I have also just finished reading the adventures of Prince Florizel in RL Stevenson's new Arabian nights. Prince Florizel is an unlikely character who solves crimes and brings the perpetrators to justice through his desire to satisfy noblesse oblige. What an impossibly noble, honourable, pompous and disturbingly elitist man he was (Florizel, that is)! I thought RLS was letting himself down severely with that character: a Prince totally impervious to temptation, above earthly delights, possessed of ultimate authority and the ability to make all swoon before his untouchable self, until I read the last paragraph and found that RLS was taking the p**s after all! Was RLS a fan of the aristocracy and divine right? I don't know, but after writing several chapters in which a Prince could do no wrong and was stultifyingly dull in his propriety, RLS takes him down a peg or two by invoking a revolution in his home country of Bohemia because of his constant absence overseas on matters of honour! Florizel then has to work in a cigar shop. Nice touch, RLS.

Tuesday, April 04, 2006

This posting is quite simply a procrastination measure, one that I can scarcely afford. I want to submit my thesis by the end of next week, in time for Easter. I've been writing since October, and I never thought it would take this long or become this frustrating.

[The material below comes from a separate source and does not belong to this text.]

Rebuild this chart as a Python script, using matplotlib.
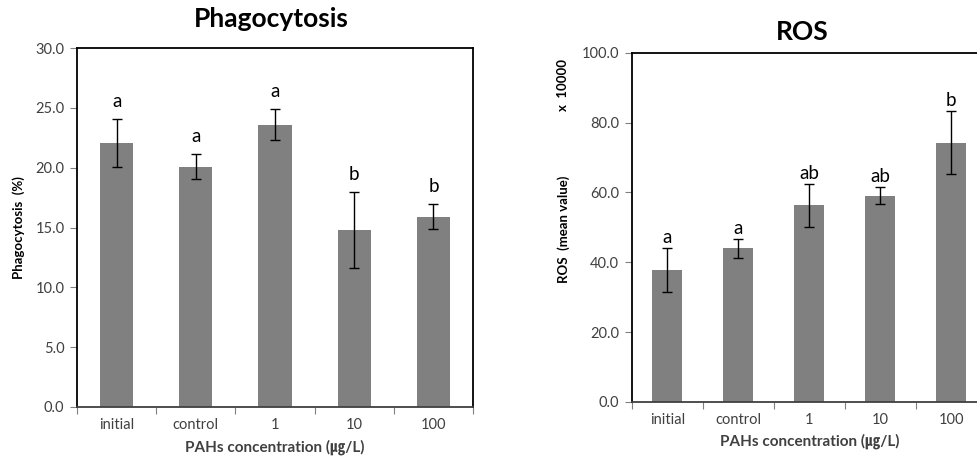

It would have been relatively straightforward, if it was not for one particular section in which I have been trying desperately to fit a certain model to the data. It's like a rug which is slightly too big for the room it's in: you get it to lie flat in one place and it pops up in another. What makes it worse is that I cannot get the computer to do it for me. Maybe some computer whizz could do it, but the model has about 12 adjustable parameters and is very non linear. It would take me longer to write a program to do the fit than to do it by hand. So I've been doing this fitting for weeks now. Still, I think that I am just about seeing the light or dim gleam at the end of the tunnel.